The 38-year-old still insists that she likes driving for the convenience, but rues the hours lost in Bangkok’s bottlenecks. “I normally like working out but I don’t get to do it because I have to waste time in traffic jams,” she said. “I don’t really have time left to do other things.”
HAVE CAR, WILL CONGEST
A preference for one’s own set of wheels is clear across the regional cities, where private vehicle ownership increasingly trumps residency numbers.
That’s 11.7 million machines to about 11 million people in Bangkok and its surrounding urban region; and 9.85 million versus 9 million in the Klang Valley area covering Kuala Lumpur and adjacent areas. Jakarta and its wider metropolitan areas are occupied by 20.7 million vehicles to 13.5 million people.
“Even those who don’t own a home have either a car or a motorcycle,” said Mr Djoko Setijowarno of the Indonesia Transportation Society network of experts.
They are helped by relatively low prices and little or no restrictions placed on owning and using a private vehicle, whether new or handed-down. In fact, there are often fuel or purchase subsidies for private vehicles, said Associate Professor Theseira from the Singapore University of Social Sciences.

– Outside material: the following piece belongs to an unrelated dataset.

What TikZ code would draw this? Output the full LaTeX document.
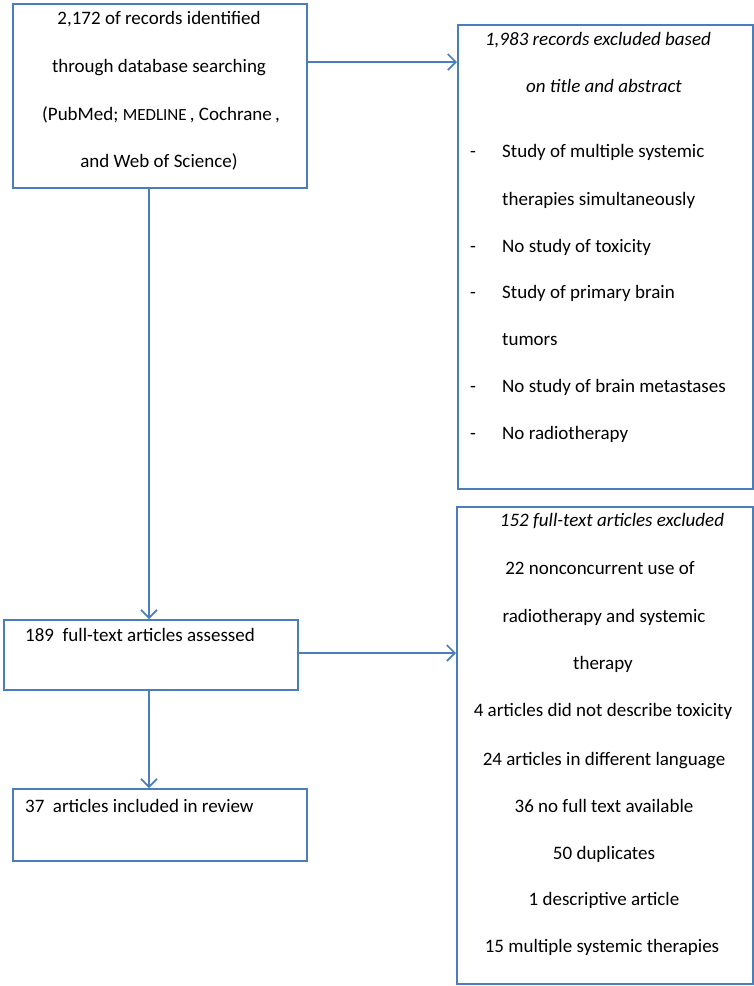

An abundance of cheap parking space also encourages more vehicles, more driving and ergo, more congested roads.
Parking in Bangkok is easy and unregulated with “no control whatsoever”, said Dr Sumet Ongkittikul of the Thailand Development Research Institute, adding that 80 to 90 per cent of Bangkok’s traffic congestion is due to parking space.
“We facilitate car users so much that it has become … the most convenient option, both in terms of time and cost,” said the transport research director at the think-tank.
What experts dub “traffic discipline” is another factor. This refers to stopping and parking vehicles where one isn’t supposed to; taxis dwelling in left lanes to wait for customers – and inadequate enforcement against such behaviour.
Which brings us also to road capacity, in cities where thoroughfares range from six-lane tollways to small back alleys barely wide enough to fit a single car. “There is often a failure to redesign the road network to accommodate higher volumes of traffic,” said Assoc Prof Theseira.
Yet building more roads and expressways is hardly the answer – and as several have argued, only compounds the problem.
“Some highways that were once relieving congestion 10 years ago are now themselves congested,” said civil engineering professor Ahmad Farhan Sadullah from Universiti Sains Malaysia (USM), citing the example of the Maju Expressway or MEX connecting Kuala Lumpur to administrative capital Putrajaya.